Still, it is important to ask about the reality (or lack thereof) of man-made global warming. Another important question is what other dangers are there that might be of greater importance, for which the Distributist solutions mentioned might be of aid. One important one to me is the feminization of the fish and other animals dependent on fresh water sources increasingly contaminated by the byproducts of contraceptives and other chemicals.

There is where conservation of natural resources meets head on with the Culture of Death.

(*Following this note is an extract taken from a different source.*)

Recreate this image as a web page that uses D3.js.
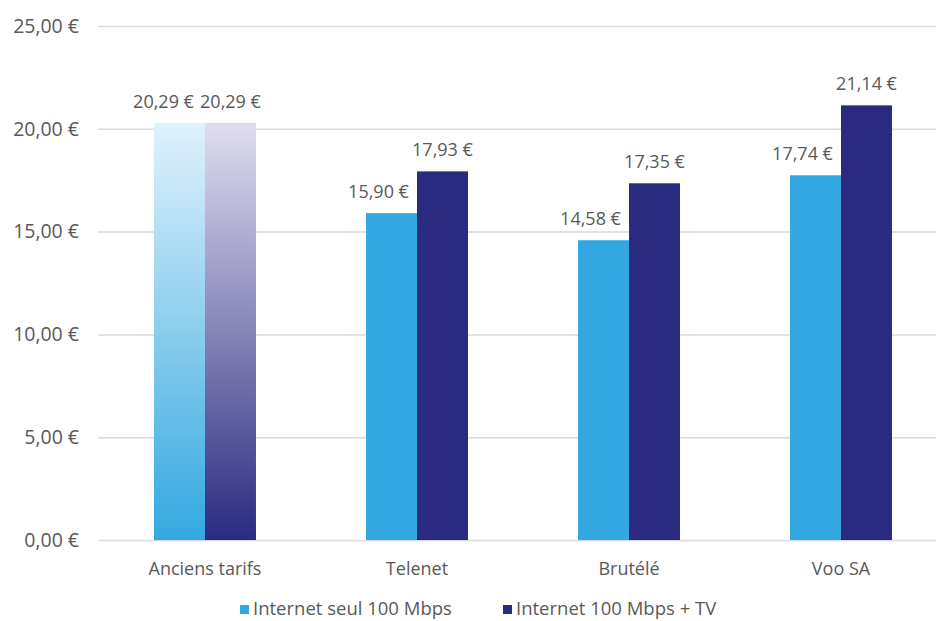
<!DOCTYPE html>
<html><head><meta charset="utf-8">
<script src="https://cdn.jsdelivr.net/npm/d3@7"></script>
<style>body{margin:0;background:#fff}svg{display:block}text{font-family:"Open Sans","Noto Sans",sans-serif;fill:#595959}</style>
</head><body><svg id="c" width="936" height="621"></svg>
<script>
const categories = ["Anciens tarifs","Telenet","Brutélé","Voo SA"];
const seriesNames = ["Internet seul 100 Mbps","Internet 100 Mbps + TV"];
const internetSeul = [20.29,15.90,14.58,17.74];
const internetTV = [20.29,17.93,17.35,21.14];
const yTicks = [0,5,10,15,20,25];
const colors = ["#33a8e0","#2a2a80"];
const gradTops = ["#e0f2fb","#e0deee"];

const svg = d3.select("#c");
const fmt = v => v.toFixed(2).replace(".", ",") + " €";
const x = d3.scaleBand().domain(categories).range([101,945]).paddingInner(0.519).paddingOuter(0.25);
const xs = d3.scaleBand().domain([0,1]).range([0,x.bandwidth()]);
const y = d3.scaleLinear().domain([0,25]).range([540,26]);

const defs = svg.append("defs");
colors.forEach((c,i)=>{
  const g = defs.append("linearGradient").attr("id","g"+i).attr("x1",0).attr("y1",0).attr("x2",0).attr("y2",1);
  g.append("stop").attr("offset","0%").attr("stop-color",gradTops[i]);
  g.append("stop").attr("offset","100%").attr("stop-color",c);
});

svg.append("g").selectAll("line").data(yTicks).join("line")
  .attr("x1",98).attr("x2",936).attr("y1",d=>y(d)+0.5).attr("y2",d=>y(d)+0.5)
  .attr("stroke","#d9d9d9").attr("stroke-width",1.5);
svg.append("g").selectAll("text").data(yTicks).join("text")
  .attr("x",79).attr("y",d=>y(d)).attr("dy","0.35em").attr("text-anchor","end")
  .attr("font-size",19.5).text(d=>fmt(d));

const series = [internetSeul, internetTV];
const labelShift = [-13, 0];
series.forEach((vals,si)=>{
  const g = svg.append("g");
  g.selectAll("rect").data(categories).join("rect")
    .attr("x",d=>x(d)+xs(si)).attr("width",xs.bandwidth())
    .attr("y",(d,i)=>y(vals[i])).attr("height",(d,i)=>y(0)-y(vals[i]))
    .attr("fill",(d,i)=> i===0 ? `url(#g${si})` : colors[si]);
  g.selectAll("text").data(categories).join("text")
    .attr("x",(d,i)=>x(d)+xs(si)+xs.bandwidth()/2 + labelShift[si] - (i===0&&si===0?3:0))
    .attr("y",(d,i)=>y(vals[i])-15).attr("text-anchor","middle")
    .attr("font-size",18).text((d,i)=>fmt(vals[i]));
});

svg.append("g").selectAll("text").data(categories).join("text")
  .attr("x",d=>x(d)+x.bandwidth()/2).attr("y",575).attr("text-anchor","middle")
  .attr("font-size",18).text(d=>d);

const leg = svg.append("g");
const legX = [240,503];
seriesNames.forEach((n,i)=>{
  leg.append("rect").attr("x",legX[i]).attr("y",605).attr("width",9).attr("height",9).attr("fill",colors[i]);
  leg.append("text").attr("x",legX[i]+13).attr("y",615).attr("font-size",18.5).text(n);
});
</script></body></html>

Stephen Peterson Monday, December 28, 2009 at 5:50:00 PM CST  

Hi John,

Thank you for a well thought out article on this topic. With all the hype surrounding Copenhagen it is easy for someone to jump into the debate as either a ‘believer’ or a ‘sceptic’, or as I have been, to get confused by the issues and sit on the fence as an ‘environmental agnostic’. As you’ve said, the alternative to a bad solution isn’t no solution.
For centuries Catholics have had to walk the fine line between Protestant fundamentalism and militant Atheism. It seems like an easy solution for some to side with the fundamentalists because of the things held in common, but conveniently forget that the fundamentalists are the ones who send missionaries to South America to convert Catholics to “Christianity”. It is also sometimes easy to forget one’s pastoral duty to Atheists, remembering that often they are Atheists in the first place because of a bad experience they have had with fundamentalists.
Similarly, as Distributists, we have to remember that while climate change ‘believers’ threaten the fundamental right to life, our ‘sceptic’ friends aren’t really our friends either. The ultimate motives behind the ‘sceptic’ movement are hardly pure. They are motivated by big businesses who wouldn’t hesitate to rip apart our landscapes, pump poisonous fumes into our lungs and feed lead to our children in order to make a quick buck. They’ve only been able to convince us that the ‘believers’ are evil by concealing their own motives. The climate change debate is a clash of the titans. It is the old battle between big government and big business being fought once more in a new guise. As in Chesterton and Belloc’s time, the two mighty titans would have us support one against the other, but in the end they don’t care about the stray earthquakes and the fallout lightning bolts that rain down on us mortals. In the battle over the ‘truths’ of climate change it doesn’t matter who wins, we loose, not because they dislike us but because we are inconsequential to them.
If we are unable to step back from the debate and observe both sides critically, we are not really being distributists. By supporting climate change ‘sceptics’ in this debate all we do is lend our support to the giant of big business against big government. This is the same old fight between socialists and capitalists that has been raging all through the last century in a new form. We can either continue to be good distributists and offer an alternative ‘third way’ or return to the servitude of a titan.